Expecting advanced results without training is like expecting that just handing a good driver a fast car is enough to make them go fast. One could not be more wrong.
Leading from the front
From Alexander The Great to General Patton, there has never been a legendary army that hasn’t had a leader lead from the front.
Too many sales leaders still expect their teams to use tools that they never use themselves. It’s a given that not every tool makes sense for their leaders to use, but there are enough that do.
More often than once, I have seen an instant change in tool’s adoption when the leaders used the tool and shared personal examples of success with their team.
Summary
Sales/Sales Enablement/Revenue/Revenue Ops leaders have multiple methods available to them to increase adoption. No team needs to adopt all the methods; leaders should see which methods are more relevant in their context and accordingly use those methods to increase adoption of technology.

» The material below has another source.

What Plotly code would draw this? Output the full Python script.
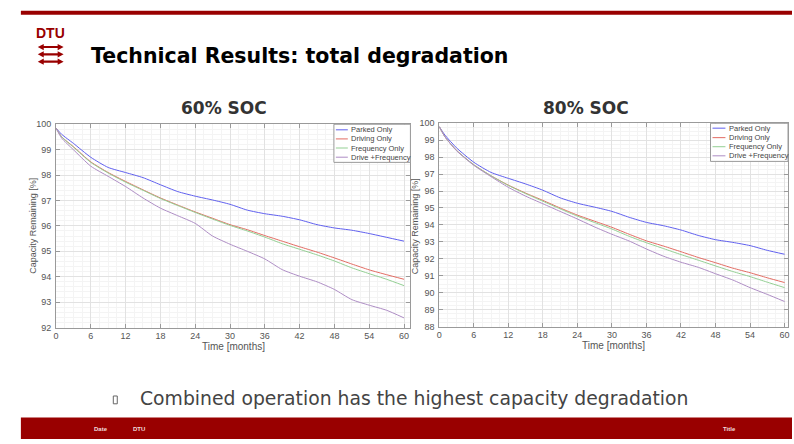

However, leaders should also keep in mind that at the end of the day, whatever they do, not everyone will adopt new technology easily. My experience says that the ratio of heavy-adopters to light-adopters to non-adopters is usually 33:33:33. There are teams that are great at adopting technology and that ratio can go up to 50:30:20.
I have seen it go down, but I have never seen a team where at least 20% of the reps are not absolute laggards.